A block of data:

— Begin —

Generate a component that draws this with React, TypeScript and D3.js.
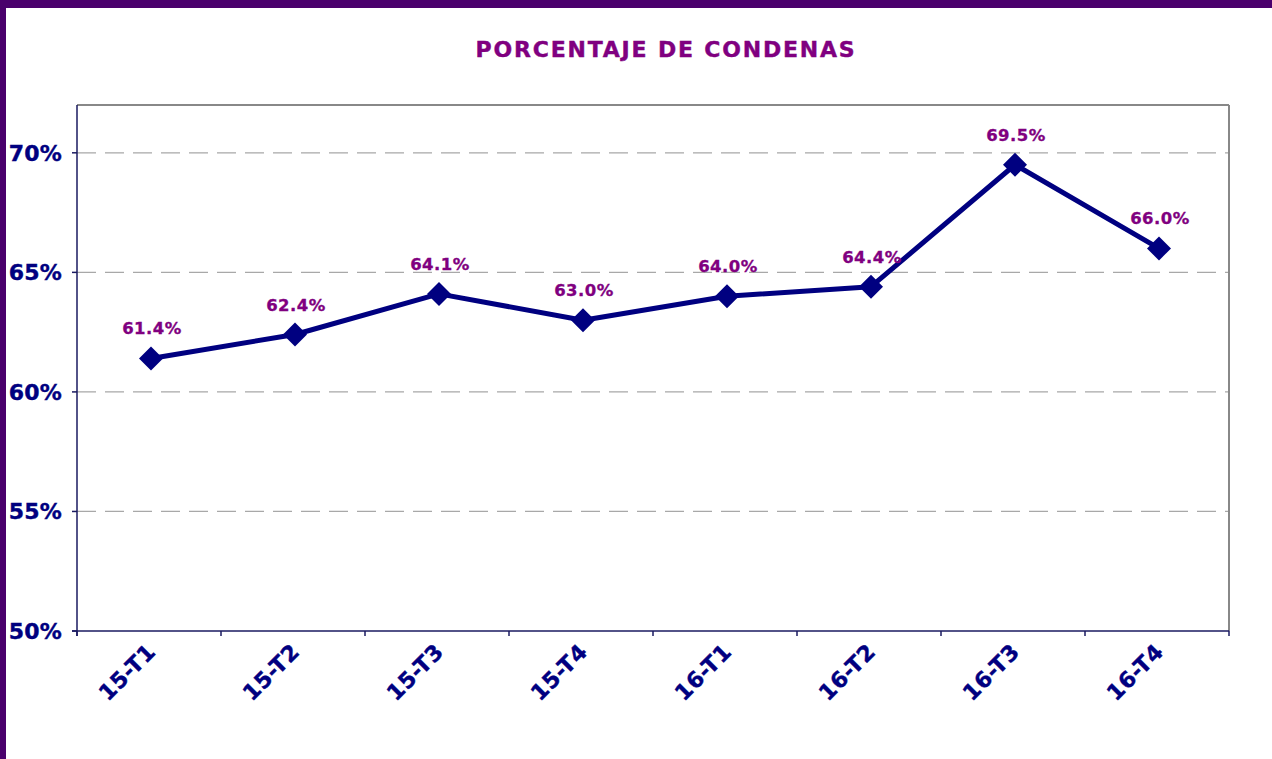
import React from "react";
import * as d3 from "d3";

const categories = ["15-T1", "15-T2", "15-T3", "15-T4", "16-T1", "16-T2", "16-T3", "16-T4"];
const values = [0.614, 0.624, 0.641, 0.63, 0.64, 0.644, 0.695, 0.66];
const yTicks = [0.5, 0.55, 0.6, 0.65, 0.7];
const title = "PORCENTAJE DE CONDENAS";

const W = 1272, H = 759;
const L = 77, R = 1229, T = 105, B = 631;
const FONT = "Verdana, 'DejaVu Sans', sans-serif";

export default function App() {
  const x = d3.scaleBand<string>().domain(categories).range([L, R]).padding(0);
  const y = d3.scaleLinear().domain([0.5, 0.72]).range([B, T]);
  const cx = (c: string) => (x(c) as number) + x.bandwidth() / 2 + 2;
  const line = d3.line<number>().x((_, i) => cx(categories[i])).y(d => y(d));
  const fmtPct = d3.format(".0%");
  const fmtLbl = d3.format(".1%");
  const bounds = categories.map(c => x(c) as number).concat([R]);
  const dm = 12;
  return (
    <svg width={W} height={H} style={{ position: "absolute", left: 0, top: 0, background: "#fff" }}>
      <rect x={0} y={0} width={W} height={H} fill="#fff" />
      <rect x={0} y={0} width={W} height={8} fill="#4a006c" />
      <rect x={0} y={0} width={6} height={H} fill="#4a006c" />
      <text x={666} y={57} textAnchor="middle" fontFamily={FONT} fontWeight="bold" fontSize={22} letterSpacing={1.8} fill="#800080" stroke="#800080" strokeWidth={0.4}>{title}</text>
      {yTicks.filter(t => t > 0.5).map(t => (
        <line key={t} x1={L} x2={R} y1={y(t)} y2={y(t)} stroke="#a8a8a8" strokeWidth={1.2} strokeDasharray="19 9" />
      ))}
      <line x1={L} x2={R} y1={T} y2={T} stroke="#888" strokeWidth={2} />
      <line x1={R} x2={R} y1={T} y2={B} stroke="#888" strokeWidth={2} />
      <line x1={L} x2={L} y1={T} y2={B + 5} stroke="#1a1a60" strokeWidth={1.5} />
      <line x1={L - 5} x2={R} y1={B} y2={B} stroke="#1a1a60" strokeWidth={1.5} />
      {yTicks.map(t => (
        <g key={t}>
          <line x1={L - 5} x2={L} y1={y(t)} y2={y(t)} stroke="#1a1a60" strokeWidth={1.5} />
          <text x={62} y={y(t) + 8} textAnchor="end" fontFamily={FONT} fontWeight="bold" fontSize={22} letterSpacing={0.2} fill="#000080" stroke="#000080" strokeWidth={0.4}>{fmtPct(t)}</text>
        </g>
      ))}
      {bounds.map((b, i) => (
        <line key={i} x1={b} x2={b} y1={B} y2={B + 5} stroke="#1a1a60" strokeWidth={1.5} />
      ))}
      {categories.map(c => (
        <text key={c} transform={`translate(${cx(c) + 6},${B + 22}) rotate(-45)`} textAnchor="end" fontFamily={FONT} fontWeight="bold" fontSize={22} letterSpacing={0.5} fill="#000080" stroke="#000080" strokeWidth={0.4}>{c}</text>
      ))}
      <path d={line(values) as string} fill="none" stroke="#000080" strokeWidth={5} strokeLinejoin="round" />
      {values.map((v, i) => {
        const px = cx(categories[i]), py = y(v);
        return (
          <g key={i}>
            <path d={`M${px},${py - dm}L${px + dm},${py}L${px},${py + dm}L${px - dm},${py}Z`} fill="#000080" />
            <text x={px + 1} y={py - 24} textAnchor="middle" fontFamily={FONT} fontWeight="bold" fontSize={16.5} letterSpacing={0.5} fill="#800080" stroke="#800080" strokeWidth={0.3}>{fmtLbl(v)}</text>
          </g>
        );
      })}
    </svg>
  );
}
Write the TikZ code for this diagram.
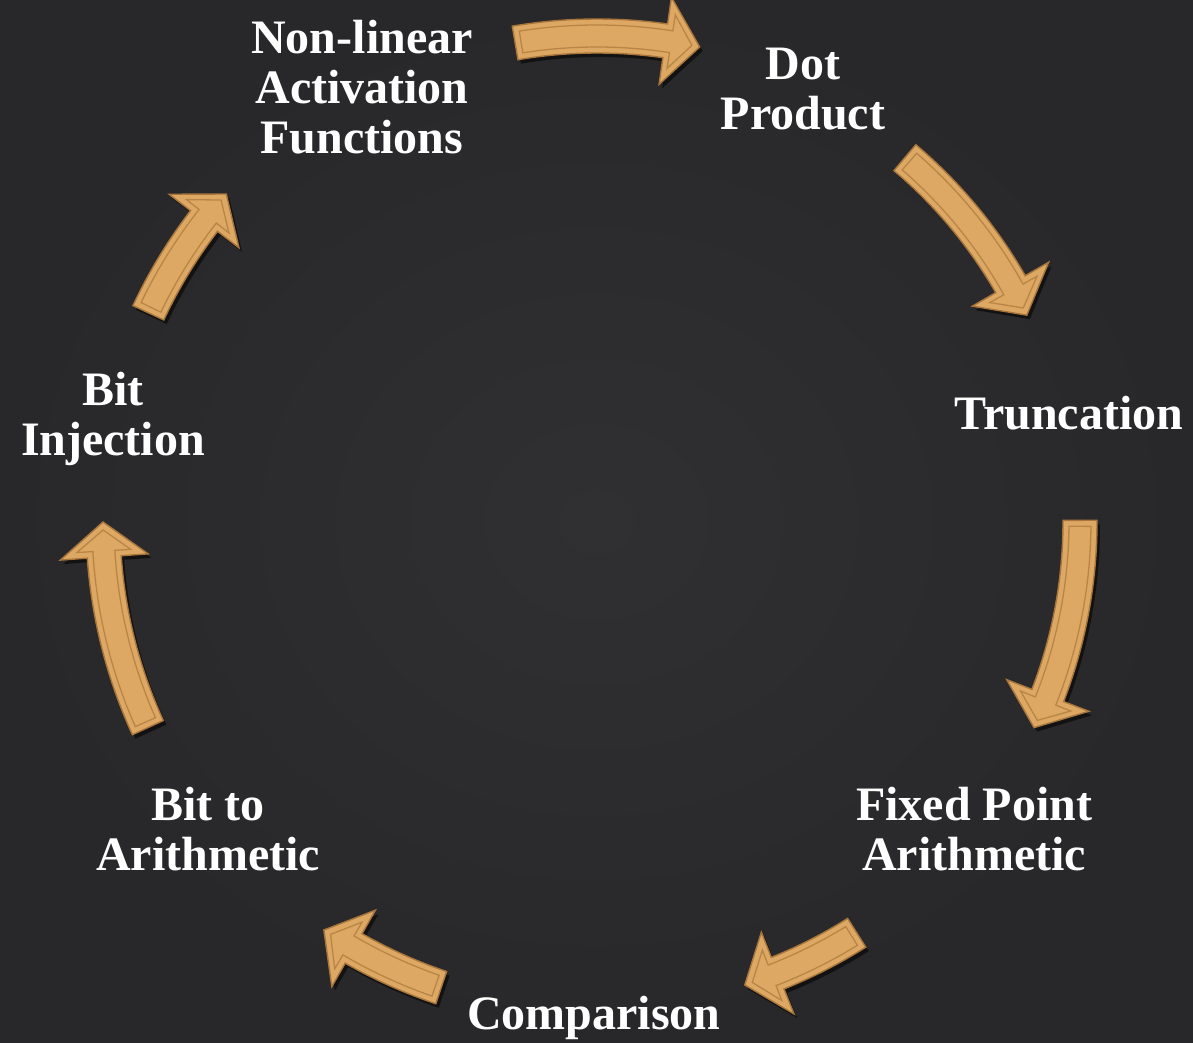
\documentclass[tikz,border=0pt]{standalone}
\usepackage{fontspec}
\setmainfont{Liberation Serif}
\usetikzlibrary{shadows}
\definecolor{bgmid}{HTML}{303032}
\definecolor{bgedge}{HTML}{28282A}
\definecolor{tanfill}{HTML}{DDA863}
\definecolor{tanedge}{HTML}{A8763C}
\definecolor{tanline}{HTML}{B88546}
\tikzset{
  lbl/.style={text=white, font=\bfseries\fontsize{48}{50}\selectfont, align=center, inner sep=0pt, anchor=base},
  arrowbody/.style={fill=tanfill, draw=tanedge, line width=1.4pt, line join=miter,
     drop shadow={shadow xshift=3pt, shadow yshift=-4pt, opacity=0.55, fill=black}},
  arrowbevel/.style={draw=tanline, line width=1.3pt, line join=miter},
}
% #1 start angle, #2 tip angle, #3 radius
\newcommand\cyclearrow[3]{%
  \pgfmathsetmacro\hb{#2+35/#3*57.2958}%
  \pgfmathsetmacro\ihb{#2+29/#3*57.2958}%
  \pgfmathsetmacro\itip{#2+8/#3*57.2958}%
  \pgfmathsetmacro\ist{#1-6/#3*57.2958}%
  \path[arrowbody] (#1:#3+17) arc[start angle=#1, end angle=\hb, radius=#3+17]
     -- (\hb:#3+44) -- (#2:#3) -- (\hb:#3-44) -- (\hb:#3-17)
     arc[start angle=\hb, end angle=#1, radius=#3-17] -- cycle;
  \draw[arrowbevel] (\ist:#3+11) arc[start angle=\ist, end angle=\ihb, radius=#3+11]
     -- (\ihb:#3+27) -- (\itip:#3) -- (\ihb:#3-27) -- (\ihb:#3-11)
     arc[start angle=\ihb, end angle=\ist, radius=#3-11] -- cycle;
}
\begin{document}
\begin{tikzpicture}[x=1pt,y=1pt]
  \useasboundingbox (0,0) rectangle (1193,1043);
  \shade[inner color=bgmid, outer color=bgedge] (0,0) rectangle (1193,1043);
  % labels: anchor=base is the baseline of the last line (image y -> 1043 - y)
  \node[lbl] (nonlin) at (362,1043-154) {Non-linear\\Activation\\Functions};
  \node[lbl] (dot) at (803,1043-130) {Dot\\Product};
  \node[lbl] (trunc) at (1069,1043-430) {Truncation};
  \node[lbl] (fixed) at (974,1043-871) {Fixed Point\\Arithmetic};
  \node[lbl] (comp) at (594,1043-1030) {Comparison};
  \node[lbl] (b2a) at (208,1043-871) {Bit to\\Arithmetic};
  \node[lbl] (binj) at (113,1043-456) {Bit\\Injection};
  % arrows around the cycle
  \begin{scope}[shift={(597,521)}]
    \cyclearrow{99.7}{77.8}{486}
    \cyclearrow{49.8}{25.7}{477}
    \cyclearrow{0.2}{-25.2}{483}
    \cyclearrow{-57.7}{-72.3}{486}
    \cyclearrow{-108.5}{-123.8}{491}
    \cyclearrow{204.6}{180}{494}
    \cyclearrow{155}{138.5}{495}
  \end{scope}
\end{tikzpicture}
\end{document}
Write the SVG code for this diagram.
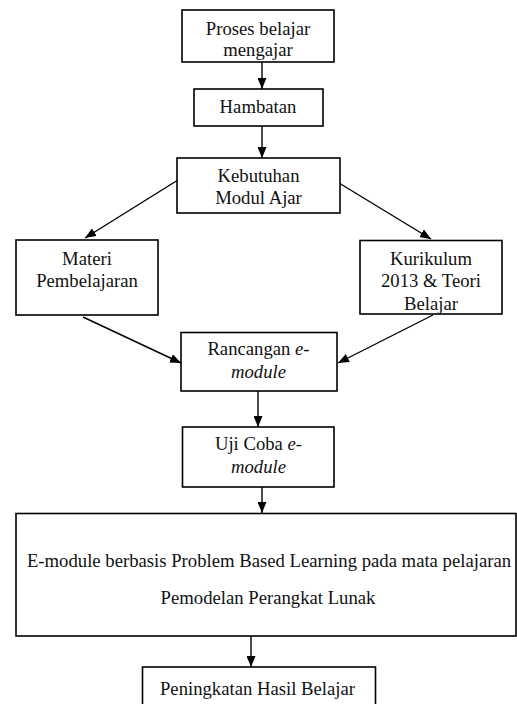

— End —

Using the entries above, find all lines with "React". Copy them.

▶ **Task answer**
Generate a component that draws this with React, TypeScript and D3.js.
import React from "react";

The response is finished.